Atlanta to scrap photo ordinance after AJC’s questions

The city of Atlanta says it will repeal an ordinance aimed at “street photographers” — widely condemned by legal experts as unconstitutional — after The Atlanta Journal-Constitution and a local civil rights lawyer raised questions about the matter.

Several photographers have told the AJC that officers recently have cited the ordinance, which dates back to 1977, in rousting them from public streets near movie sets.

“I thought it was bogus,” said Michael Griffin Jr., who’d been hearing about the ordinance for weeks and feared it would hinder his business. “It was a big shocker to have that happen. We can’t shoot from the sidewalk?”

Stuart Browning said he was run off from a public street near the Fox Theatre this week while “Passengers,” starring Jennifer Lawrence and Chris Pratt, filmed there. After he took photos of Pratt walking down a public sidewalk, he said, an Atlanta Police Department officer pulled him aside and informed him of the ordinance.

“I told him that was against the First Amendment and freedom of the press and that I was within my rights,” Browning said. “He told me that, if the picture is for sale, it is a violation and that whatever action (he) took, the city would support him in.”
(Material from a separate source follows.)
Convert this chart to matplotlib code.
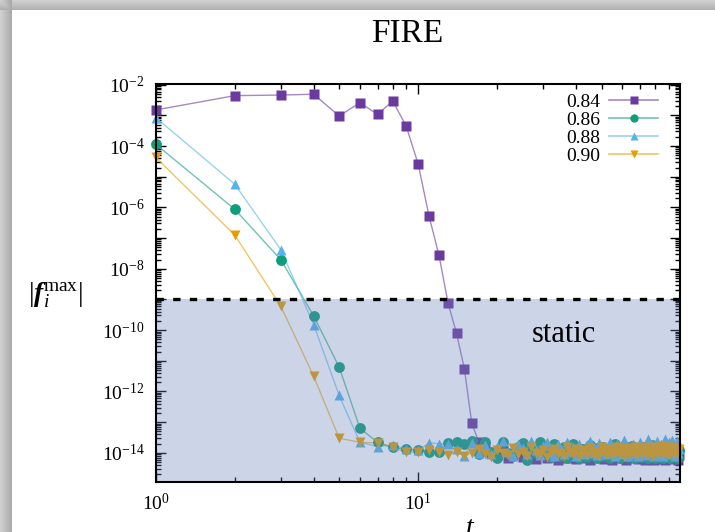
import numpy as np
import matplotlib
matplotlib.use("Agg")
import matplotlib.pyplot as plt
from matplotlib.ticker import FixedLocator, FuncFormatter, NullFormatter
from matplotlib.lines import Line2D
from matplotlib.legend_handler import HandlerTuple

plt.rcParams.update({
    "font.family": "Liberation Serif",
    "mathtext.fontset": "custom",
    "mathtext.rm": "Liberation Serif",
    "mathtext.it": "Liberation Serif:italic",
    "mathtext.bf": "Liberation Serif:italic:bold",
})

# ---------------------------------------------------------------------------
# data: |f_i^max| vs step t (t = 1, 2, 3, ...)
# ---------------------------------------------------------------------------
labels = ["0.84", "0.86", "0.88", "0.90"]

f084_head = [1.5e-3, 4.4e-3, 4.6e-3, 4.9e-3, 9.5e-4, 2.6e-3, 1.07e-3, 2.95e-3,
             4.5e-4, 2.6e-5, 5.2e-7, 2.8e-8, 7.6e-10, 7.9e-11, 5.5e-12,
             9.3e-14, 2.3e-14]
f086_head = [1.15e-4, 8.7e-7, 1.95e-8, 2.9e-10, 6.2e-12, 6.3e-14, 2.2e-14,
             1.5e-14, 1.3e-14, 1.25e-14, 1.1e-14, 1.1e-14, 2.1e-14]
f088_head = [8.5e-4, 5.7e-6, 4.1e-8, 1.5e-10, 7.4e-13, 2.2e-14, 1.6e-14,
             1.8e-14, 1.35e-14, 1.2e-14, 2.1e-14, 2.0e-14]
f090_head = [4.3e-5, 1.26e-7, 5.9e-10, 3.1e-12, 3.0e-14, 2.2e-14, 2.1e-14,
             1.5e-14, 1.05e-14, 1.05e-14, 1.2e-14, 1.05e-14, 0.86e-14]

# noisy plateau, in units of 1e-14
f084_tail = [1.6, 1.0, 0.85, 1.2, 0.7, 0.9, 1.3, 0.75, 0.8, 1.1, 0.65, 0.9,
             1.4, 0.7, 0.8, 1.0, 0.6, 1.2, 0.85, 0.7, 1.5, 0.9, 0.65, 0.8,
             1.1, 0.7, 1.3, 0.6, 0.9, 0.75, 1.0, 1.4, 0.7, 0.65, 0.95, 1.2,
             0.8, 0.6, 1.1, 0.75, 0.9, 1.3, 0.7, 0.85, 0.6, 1.0, 1.5, 0.8,
             0.7, 0.9, 1.2, 0.65, 0.8, 1.1, 0.75, 0.6, 0.95, 1.3, 0.7, 0.85,
             1.0, 0.6, 0.8, 1.4, 0.7, 0.9, 0.65, 1.1, 0.8, 0.6, 1.2, 0.75,
             0.9, 0.7, 1.0, 0.65, 1.3, 0.8, 0.7, 0.9, 0.6, 0.85]
f086_tail = [2.2, 1.9, 2.4, 0.9, 2.3, 1.1, 0.7, 2.2, 1.0, 0.8, 1.6, 2.1, 0.6,
             1.3, 1.0, 2.3, 0.9, 1.2, 0.75, 1.9, 1.1, 0.8, 1.5, 0.7, 1.0,
             2.0, 0.9, 0.7, 1.3, 1.1, 0.75, 1.8, 0.9, 1.2, 0.7, 1.0, 1.6,
             0.8, 0.9, 1.3, 0.7, 1.1, 2.0, 0.8, 1.0, 0.7, 1.4, 0.9, 1.2,
             0.75, 1.0, 1.7, 0.8, 0.7, 1.1, 1.3, 0.9, 0.75, 1.5, 0.8, 1.0,
             0.7, 1.2, 0.9, 1.8, 0.8, 0.7, 1.1, 1.0, 0.75, 1.4, 0.9, 0.7,
             1.2, 1.0, 0.8, 1.6, 0.7, 0.9, 1.1, 0.75, 1.3, 0.8, 1.0, 0.7, 1.2]
f088_tail = [1.9, 1.3, 0.8, 2.1, 1.0, 1.8, 0.9, 1.5, 2.4, 1.1, 0.8, 2.0, 1.4,
             0.9, 2.5, 1.2, 0.85, 1.7, 2.2, 1.0, 0.8, 1.9, 1.3, 0.9, 2.3,
             1.1, 1.6, 0.8, 2.0, 1.2, 0.9, 1.8, 2.4, 1.0, 1.4, 0.85, 2.1,
             1.1, 1.7, 0.9, 1.3, 2.2, 1.0, 0.8, 1.9, 1.2, 1.5, 0.9, 2.6,
             1.1, 0.8, 1.6, 1.3, 2.0, 0.9, 1.2, 0.8, 2.3, 1.4, 1.0, 1.7,
             0.85, 2.8, 1.2, 1.0, 1.9, 0.8, 1.4, 2.5, 1.1, 0.9, 2.0, 1.3,
             0.8, 2.9, 1.5, 1.0, 2.2, 0.9, 1.2, 2.7, 1.1, 0.8, 1.6, 2.4, 1.0, 1.3]
f090_tail = [1.1, 0.8, 1.0, 1.3, 0.9, 0.75, 1.2, 1.0, 0.85, 1.4, 0.9, 1.1,
             0.8, 1.5, 1.0, 0.9, 1.2, 0.75, 1.1, 1.3, 0.9, 1.0, 0.8, 1.6,
             1.1, 0.9, 1.3, 0.8, 1.0, 1.2, 0.85, 1.4, 1.0, 0.9, 1.1, 0.8,
             1.5, 1.2, 0.9, 1.0, 1.3, 0.85, 1.1, 1.6, 0.9, 1.0, 1.2, 0.8,
             1.4, 1.1, 0.9, 1.3, 1.0, 1.5, 0.85, 1.1, 1.2, 0.9, 1.4, 1.0,
             1.6, 0.9, 1.1, 1.3, 0.8, 1.2, 1.5, 1.0, 0.9, 1.4, 1.1, 1.7,
             0.9, 1.2, 1.0, 1.5, 0.85, 1.3, 1.1, 1.6, 0.9, 1.2, 1.4, 1.0, 1.1, 1.3]

static_thr = 1e-9

colors = ["#6b3a9e", "#109e7a", "#56b4e9", "#e69f00"]
markers = ["s", "o", "^", "v"]


def _series(head, tail):
    y = np.array(list(head) + [v * 1e-14 for v in tail])
    t = np.arange(1, len(y) + 1)
    return t, y


def _shadow(fig):
    # grey drop-shadow strip along the left and top edges
    h, w = 532, 715
    img = np.ones((h, w, 3))
    for i in range(12):
        img[:, i, :] = 0.82 - 0.014 * i
    for j in range(10):
        img[j, :, :] = np.minimum(img[j, :, :], 0.82 - 0.014 * j)
    bg = fig.add_axes([0, 0, 1, 1], zorder=-10)
    bg.imshow(img, aspect="auto", interpolation="bilinear")
    bg.set_axis_off()


def main():
    fig = plt.figure(figsize=(7.15, 5.32), dpi=100)
    _shadow(fig)
    ax = fig.add_axes([0.2178, 0.094, 0.7333, 0.748])
    ax.set_facecolor("white")

    data = [(f084_head, f084_tail), (f086_head, f086_tail),
            (f088_head, f088_tail), (f090_head, f090_tail)]
    handles = []
    for (head, tail), c, m in zip(data, colors, markers):
        t, y = _series(head, tail)
        ax.plot(t, y, "-", color=c, lw=1.0, alpha=0.6, zorder=2)
        ax.plot(t, y, ls="none", marker=m, ms=7.8, mec="none",
                color=c, zorder=3, clip_on=False)
        h1 = Line2D([], [], color=c, lw=1.2, alpha=0.6)
        h2 = Line2D([], [], ls="none", marker=m, ms=6, mec="none", color=c)
        handles.append((h1, h2))

    ax.set_xscale("log")
    ax.set_yscale("log")
    ax.set_xlim(1, 99.5)
    ax.set_ylim(1.12e-15, 1.05e-2)

    # static region: shaded over the data
    ax.axhspan(1e-16, static_thr, color="#6c84bc", alpha=0.34, lw=0, zorder=5)
    ax.axhline(static_thr, color="black", lw=2.4, ls=(0, (2.2, 2.8)), zorder=6)
    ax.text(36, 10 ** -10.15, "static", fontsize=22, ha="center", va="center",
            zorder=7)

    # ticks
    ax.xaxis.set_major_locator(FixedLocator([1, 10, 100]))
    ax.xaxis.set_minor_locator(FixedLocator(
        [k * d for d in (1, 10) for k in range(2, 10)]))
    ax.xaxis.set_major_formatter(FuncFormatter(
        lambda v, p: rf"$\mathregular{{10^{{{int(round(np.log10(v)))}}}}}$"))
    ax.xaxis.set_minor_formatter(NullFormatter())

    ax.yaxis.set_major_locator(FixedLocator([10.0 ** e for e in range(-15, -1)]))
    ax.yaxis.set_minor_locator(FixedLocator(
        [k * 10.0 ** e for e in range(-16, -1) for k in range(2, 10)]))

    def _yfmt(v, p):
        e = int(round(np.log10(v)))
        return rf"$\mathregular{{10^{{{e}}}}}$" if e % 2 == 0 else ""

    ax.yaxis.set_major_formatter(FuncFormatter(_yfmt))
    ax.yaxis.set_minor_formatter(NullFormatter())
    ax.tick_params(which="both", direction="in", top=True, right=True,
                   labelsize=14, width=1.0)
    ax.tick_params(which="major", length=7, pad=8)
    ax.tick_params(which="minor", length=3.5)
    for s in ax.spines.values():
        s.set_linewidth(1.5)
        s.set_zorder(10)

    leg = ax.legend(handles, labels, handler_map={tuple: HandlerTuple(ndivide=1)},
                    loc="upper right", bbox_to_anchor=(0.973, 0.997),
                    markerfirst=False, frameon=False, fontsize=14,
                    handlelength=2.5, handletextpad=0.5, labelspacing=0.03,
                    borderaxespad=0.0)
    leg.set_zorder(8)

    fig.text(407 / 715, 1 - 41.5 / 532, "FIRE", fontsize=24, ha="center",
             va="baseline")
    fig.text(55 / 715, 1 - 295 / 532, r"$|\mathbf{f}_i^{\mathrm{max}}|$",
             fontsize=20, ha="center", va="center")
    fig.text(470 / 715, 1 - 516 / 532, "t", fontsize=20, style="italic",
             ha="center", va="top")

    fig.savefig("out.png", dpi=100)
    plt.close(fig)


if __name__ == "__main__":
    main()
Fearing arrest, Browning left the scene.

The ordinance, Sec. 30-1316, reads: “It shall be unlawful for any person to engage in the business of taking photographs, intended to be offered for sale, of persons on the streets and sidewalks of the city in front of any place of business other than the person’s own, unless the person shall have secured and have with such person at the time the written consent of the owner or manager of that place of business. The taking of photographs of persons on the streets in front of the place of business of another without the written consent of the other shall be deemed an offense under this section, whether or not a charge is made at the time of taking the photographs, if the photographs are taken for the purpose of sale.”

Legal experts the AJC consulted all said the ordinance was a clear violation of the First Amendment.

“People have the right to film and photograph in public places,” attorney Gerry Weber said. “Any ordinance that outlaws that is unconstitutional.”

Georgia First Amendment Foundation Executive Director Hollie Manheimer added, “this ordinance will not withstand a court challenge.”

Attorney Daniel Grossman, who successfully sued the city for more than $1 million after the 2009 raid of the Atlanta Eagle Bar, was aghast. Not only is it legal for a person to take photos on a public street, but it also is a federal crime to intentionally interfere with the exercise of a constitutional right, he said.

Ken Allen, president of the International Brotherhood of Police Officers Local 623, said he wasn’t aware of the ordinance and was flabbergasted that an officer would invoke it, because APD recently had training on the rules regarding street photography.

“APD laid out explicitly that we are not to interfere with people doing that,” he said. “It is ludicrous that someone would tell a photographer that information, given the classes we have just gone through.”

A spokeswoman for Mayor Kasim Reed said no one had been arrested or cited for violating the ordinance and refuted the notion that the officer was acting on City Hall orders.

“No one has asked our officers to enforce this law,” said Anne Torres, Reed’s director of communications.

Asked whether the mayor believes the ordinance violated constitutional rights, she said: “The city does not provide public legal analyses.”

After speaking with the AJC about the photo ordinance, Grossman put a call into the city. Shortly thereafter, Reed’s administration and the APD issued a directive indicating that the ordinance “should not be used or referenced as a possible charge.”

Torres said the Reed administration will introduce legislation to repeal it.

“It’s a very good day for the First Amendment,” said Grossman, who also successfully sued the city after a woman was arrested for filming police officers. A consent order filed in March 2012, awarding Felicia Anderson $50,000, ordered the city to conduct mandatory training with police officers regarding citizens’ rights to record police activity.

“It’s always better to do the right thing, and for free, than after a court orders you to,” Grossman said. “I’m thrilled that it worked out this way.”

August Heim, a partner at the Respect Gravity software firm, who photographs celebrities to make extra money, was relieved.

“I’m grateful that this is gone,” said Heim, who also ran up against the ordinance while taking pictures near the “Passengers” set from a public street recently. “My job’s tough enough as it is without having my rights infringed upon.”